Even to add content, we don't necessarily need to acquire we can license a lot of that -- and so I think having access to that additional liquidity, we think is a good thing. We were able to get that, that we don't necessarily intend to use all of that. It gives us the maximum amount of flexibility to do -- to pursue any number of different avenues that we think would be valuable to our shareholders. It could be in the form of some tuck-in M&A or strategic M&A and it could also be in the form of expanded share repurchases in the quarters ahead. But I don't think we -- I don't think we're intending to go out and lever up or do anything significant.

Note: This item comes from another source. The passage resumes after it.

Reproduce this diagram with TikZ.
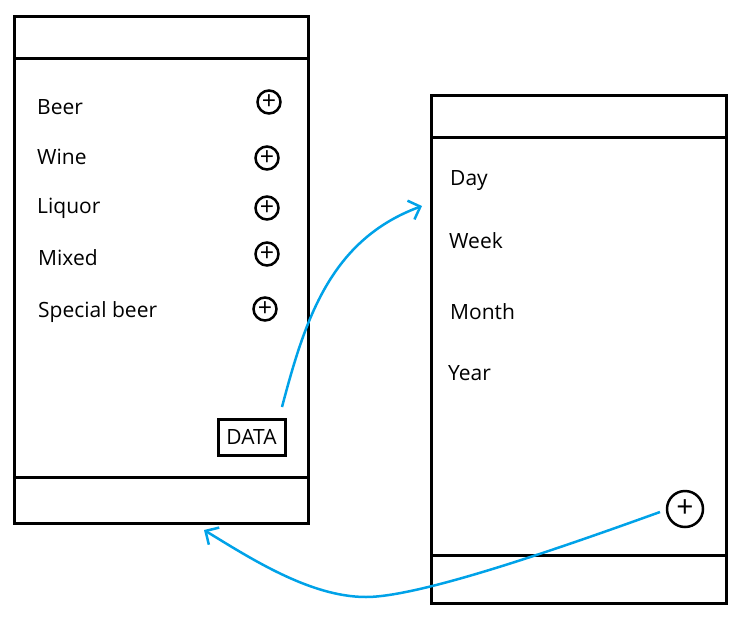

That makes sense. And I know the details are going to come out tomorrow, but I just -- I know one of your previous facilities had some restrictions on returning capital to shareholders. I'm just going to see given that you just authorized $50 million and put that in place that it probably -- that at the current time, you would see that facility having any restrictions as long as you stay with them the kind of EBITDA covenants and things like that?
Yeah. This particular one of the things -- that was one of the thing with our old covenants, we could actually break the covenants by purchasing shares of stock with $50 million of cash in the bank. And so one of the things that we were going out to negotiate a new deal is we wanted some flexibility to be able to use our capital without breaking covenants. So this particular -- you're right. This particular credit agreement does have some restrictions on distributions that you'll see.
However, it has a great amount of flexibility as long as our leverage ratio is below 2.0 to 1, we don't have to count purchases of treasury stock as part of our distributions in that distribution. And we don't anticipate our leverage ratio getting above 2.0. So that gives us a huge amount the flexibility to buy shares as we see fit without breaking our debt covenants.
So Samir, you’re always very prospective. So the answer is yes. The last agreement – as you know, we’re able to buy a lot of shares under that agreement. And this agreement is – gives us more flexibility to acquire larger amounts.
Yeah.
Perfect. Thank you, guys.
Thanks, Samir.
Thank you. And this concludes the Q&A session. I’d now like to turn the call back over to Paul for any closing remarks.
Well, thank you, and thanks, everybody, for your time today. We appreciate you. Thanks for tuning in. Thanks for your great questions, and we look forward to talking to you again soon. Have a good evening.
Thank you. This concludes today's conference call. Thank you for participating. You may now disconnect.